Dari argumen dan data yang diajukan dalam dua esai tersebut, saya justru khawatir atas kecenderungan banyak penulis untuk melihat sesuatu, terutama terkait seni dan pengetahuan, secara dangkal: diletantis. Gejala diletantisme adalah ancaman bagi kita sebagai publik sastra. Diletantisme bisa dipahami sebagai pengetahuan yang dangkal dalam ilmu atau seni karena sikap yang salah, dalam berbagai gejala dan bentuk manifestasinya (A. Mangunhardjana, 1997). Diletantisme bisa dipicu lingkungan yang manja, perasaan cukup diri, dan kemalasan
Keberlimpahan informasi, buku-buku, hingga ketersediaan informasi media daring, tanpa adanya sikap dan tuntutan untuk menempa diri menjadi berkualitas lewat kompetisi, pada akhirnya hanya akan melahirkan individu dengan kemampuan yang dangkal. Ketergesaan menyusun pondasi argumen, perspektif yang menggeneralisir, serta sikap-sikap yang gemar memberi simpulan tanpa lacakan yang mendalam, merupakan bagian dari gejala diletantisme.
Pun dengan perasaan cukup diri dari seorang sastrawan ataupun intelektual; merasa sudah menjadi redaktur, dosen, atau akademisi sastra, misalnya, sehingga ia merasa tak perlu lagi melakukan pemutakhiran kualitas teksnya (dan bacaannya); merasa pernah membuat karya yang berkualitas di masa lalu, hingga merasa “selesai” dalam kemampuan menulis.
Orang yang sadar atas ancaman diletantisme tentu tak akan gegabah mengajukan sejumlah tuduhan dan ramalan tanpa adanya lacakan dan pendalaman yang memadai.
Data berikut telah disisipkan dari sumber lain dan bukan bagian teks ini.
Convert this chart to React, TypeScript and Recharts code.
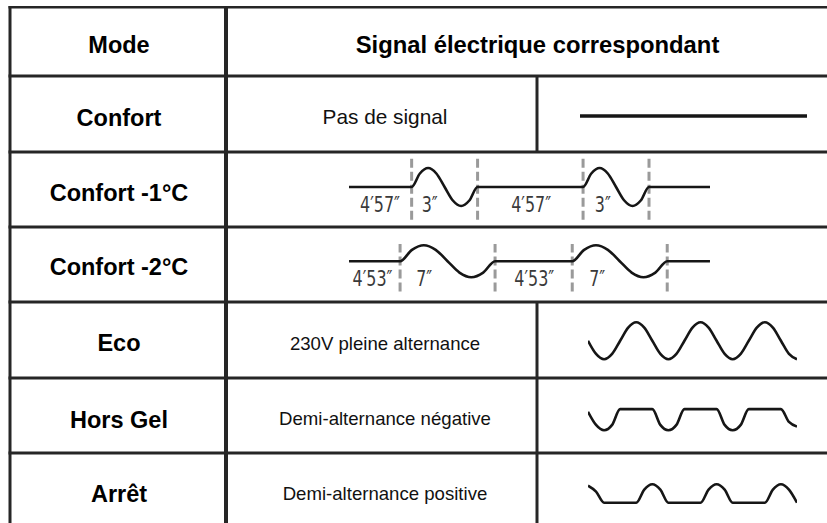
import { LineChart, Line, XAxis, YAxis, ReferenceLine, ReferenceDot } from 'recharts';

// table text
const MODES = ['Confort', 'Confort -1°C', 'Confort -2°C', 'Eco', 'Hors Gel', 'Arrêt'];
const SIGNALS = ['Pas de signal', '', '', '230V pleine alternance', 'Demi-alternance négative', 'Demi-alternance positive'];
const HEAD_MODE = 'Mode';
const HEAD_SIGNAL = 'Signal électrique correspondant';

// pas de signal : flat line
const CONFORT_T = [0, 1];
const CONFORT_V = [0, 0];

// confort -1°C : long pause, short 3" sine burst
const C1_T = [0, 7.6, 8.6, 9.6, 10.6, 11.6, 12.6, 13.6, 14.6, 15.6, 28.4, 29.4, 30.4, 31.4, 32.4, 33.4, 34.4, 35.4, 36.4, 43.8];
const C1_V = [0, 0, 0.71, 1, 0.71, 0, -0.71, -1, -0.71, 0, 0, 0.71, 1, 0.71, 0, -0.71, -1, -0.71, 0, 0];
const C1_MARKS = [7.6, 15.6, 28.4, 36.4];
const C1_LABELS = ['4′57″', '3″', '4′57″', '3″'];
const C1_LABEL_T = [3.76, 9.8, 22.1, 30.8];

// confort -2°C : same idea with 7" burst
const C2_T = [0, 4.3, 5.3, 6.3, 7.3, 8.3, 9.3, 10.3, 11.3, 12.3, 18.8, 19.8, 20.8, 21.8, 22.8, 23.8, 24.8, 25.8, 26.8, 30.4];
const C2_V = [0, 0, 0.71, 1, 0.71, 0, -0.71, -1, -0.71, 0, 0, 0.71, 1, 0.71, 0, -0.71, -1, -0.71, 0, 0];
const C2_MARKS = [4.3, 12.3, 18.8, 26.8];
const C2_LABELS = ['4′53″', '7″', '4′53″', '7″'];
const C2_LABEL_T = [1.98, 6.33, 15.6, 20.9];

// eco / hors gel / arrêt, one sample every 1/8 period
const ECO_V = [0, -0.71, -1, -0.71, 0, 0.71, 1, 0.71, 0, -0.71, -1, -0.71, 0, 0.71, 1, 0.71, 0, -0.71, -1, -0.71, 0, 0.71, 1, 0.71, 0, -0.71, -1];
const HORS_GEL_V = [0, -0.71, -1, -0.71, 0.14, 0.14, 0.14, 0.14, 0.14, -0.71, -1, -0.71, 0.14, 0.14, 0.14, 0.14, 0.14, -0.71, -1, -0.71, 0.14, 0.14, 0.14, 0.14, 0.14, -0.55, -0.8];
const ARRET_V = [0.92, 0.6, 0, 0, 0, 0, 0, 0.71, 1, 0.71, 0, 0, 0, 0, 0, 0.71, 1, 0.71, 0, 0, 0, 0, 0, 0.71, 1, 0.71, 0];

const toData = (t: number[], v: number[]) => t.map((x, i) => ({ t: x, v: v[i] }));
const stepData = (v: number[]) => v.map((y, i) => ({ t: i, v: y }));

const LINE = '#262626';
const FONT = '"Liberation Sans", Arial, Helvetica, sans-serif';
const NARROW = '"Liberation Sans Narrow", "DejaVu Sans Condensed", "Liberation Sans", sans-serif';

// grid
const ROW_LINES = [76, 152, 227, 302, 378, 453];
const MODE_BASE = [125.7, 200.7, 275, 350.7, 428.3, 501.7];
const SIGNAL_BASE = [123.5, 0, 0, 350, 425, 500];

interface WaveProps {
  data: { t: number; v: number }[];
  x0: number;
  x1: number;
  yMid: number;
  amp: number;
  yDomain: [number, number];
  strokeWidth?: number;
  children?: React.ReactNode;
}

function Wave({ data, x0, x1, yMid, amp, yDomain, strokeWidth = 2.6, children }: WaveProps) {
  const pad = 4;
  const top = yMid - yDomain[1] * amp;
  const height = (yDomain[1] - yDomain[0]) * amp;
  const tDomain = [data[0].t, data[data.length - 1].t];
  return (
    <div style={{ position: 'absolute', left: x0 - pad, top }}>
      <LineChart width={x1 - x0 + 2 * pad} height={height} data={data} margin={{ top: 0, right: pad, bottom: 0, left: pad }}>
        <XAxis dataKey="t" type="number" domain={tDomain} hide allowDataOverflow />
        <YAxis type="number" domain={yDomain} hide allowDataOverflow />
        {children}
        <Line type="monotone" dataKey="v" stroke="#161616" strokeWidth={strokeWidth} dot={false} isAnimationActive={false} />
      </LineChart>
    </div>
  );
}

const labelShape = (text: string) => (p: any) => (
  <text
    x={p.cx}
    y={p.cy}
    textAnchor="middle"
    fontFamily={NARROW}
    fontSize={20.5}
    fill="#3a3a3a"
    textLength={text.length * 8}
    lengthAdjust="spacingAndGlyphs"
  >
    {text}
  </text>
);

function marks(ts: number[], lo: number, hi: number) {
  return ts.map((t, i) => (
    <ReferenceLine
      key={'m' + i}
      segment={[{ x: t, y: lo }, { x: t, y: hi }]}
      stroke="#9a9a9a"
      strokeWidth={3}
      strokeDasharray="9 4"
      ifOverflow="visible"
    />
  ));
}

function labels(ts: number[], texts: string[], y: number) {
  return ts.map((t, i) => (
    <ReferenceDot key={'l' + i} x={t} y={y} r={0} ifOverflow="visible" shape={labelShape(texts[i])} />
  ));
}

export default function App() {
  return (
    <div style={{ position: 'relative', width: 827, height: 523, overflow: 'hidden', background: '#fff' }}>
      <style>{'body{margin:0;background:#fff}'}</style>
      <svg width={827} height={523} style={{ position: 'absolute', left: 0, top: 0 }}>
        <line x1={8.5} x2={827} y1={7.2} y2={7.2} stroke={LINE} strokeWidth={2.5} />
        <line x1={10} x2={10} y1={6} y2={523} stroke={LINE} strokeWidth={3} />
        <line x1={226} x2={226} y1={6} y2={523} stroke={LINE} strokeWidth={4} />
        {ROW_LINES.map((y) => (
          <line key={y} x1={8.5} x2={827} y1={y} y2={y} stroke={LINE} strokeWidth={3} />
        ))}
        <line x1={537} x2={537} y1={76} y2={152} stroke={LINE} strokeWidth={3} />
        <line x1={537} x2={537} y1={302} y2={523} stroke={LINE} strokeWidth={3} />

        <text x={119} y={53.3} textAnchor="middle" fontFamily={FONT} fontWeight="bold" fontSize={23.5} fill="#000">
          {HEAD_MODE}
        </text>
        <text x={537.5} y={53.3} textAnchor="middle" fontFamily={FONT} fontWeight="bold" fontSize={23.8} fill="#000">
          {HEAD_SIGNAL}
        </text>
        {MODES.map((m, i) => (
          <text key={m} x={119} y={MODE_BASE[i]} textAnchor="middle" fontFamily={FONT} fontWeight="bold" fontSize={23.5} fill="#000">
            {m}
          </text>
        ))}
        {SIGNALS.map((s, i) =>
          s ? (
            <text key={s} x={385} y={SIGNAL_BASE[i]} textAnchor="middle" fontFamily={FONT} fontSize={i === 0 ? 20.8 : 18.6} fill="#111">
              {s}
            </text>
          ) : null
        )}
      </svg>

      <Wave data={toData(CONFORT_T, CONFORT_V)} x0={580} x1={807} yMid={115.7} amp={10} yDomain={[-1, 1]} strokeWidth={3.6} />

      <Wave data={toData(C1_T, C1_V)} x0={349} x1={710} yMid={187.3} amp={19} yDomain={[-2, 2]}>
        {marks(C1_MARKS, -1.72, 1.49)}
        {labels(C1_LABEL_T, C1_LABELS, -1.3)}
      </Wave>

      <Wave data={toData(C2_T, C2_V)} x0={349} x1={710} yMid={261} amp={16} yDomain={[-2.2, 2.2]}>
        {marks(C2_MARKS, -1.89, 1.08)}
        {labels(C2_LABEL_T, C2_LABELS, -1.54)}
      </Wave>

      <Wave data={stepData(ECO_V)} x0={588} x1={797} yMid={340.5} amp={18.5} yDomain={[-1.5, 1.5]} />
      <Wave data={stepData(HORS_GEL_V)} x0={588} x1={797} yMid={412} amp={18.5} yDomain={[-1.5, 1.5]} />
      <Wave data={stepData(ARRET_V)} x0={588} x1={797} yMid={503} amp={18.5} yDomain={[-1.5, 1.5]} />
    </div>
  );
}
Apalagi hingga memberi semacam justifikasi secara umum terhadap laju kesusastraan kontemporer hanya berdasarkan ulah sejumlah orang di jejaring sosial. Pada titik ini, saya pun merasa khawatir, jangan-jangan saya juga terjangkit diletantisme gara-gara menanggapi dua esai yang diletantis itu….[]

*Tulisan ini sengaja dibuat untuk dikirim ke Suara Merdeka, hanya agar redaktur, Saroni Asikin, membaca pandangan saya tentang posisi penulis koran hari ini. Dan, tentu saja, tidak dimuat karena kolom yang tersedia hanya cukup untuk 5000 karakter. Sedangkan tulisan ini hampir berjumlah 7500 karakter.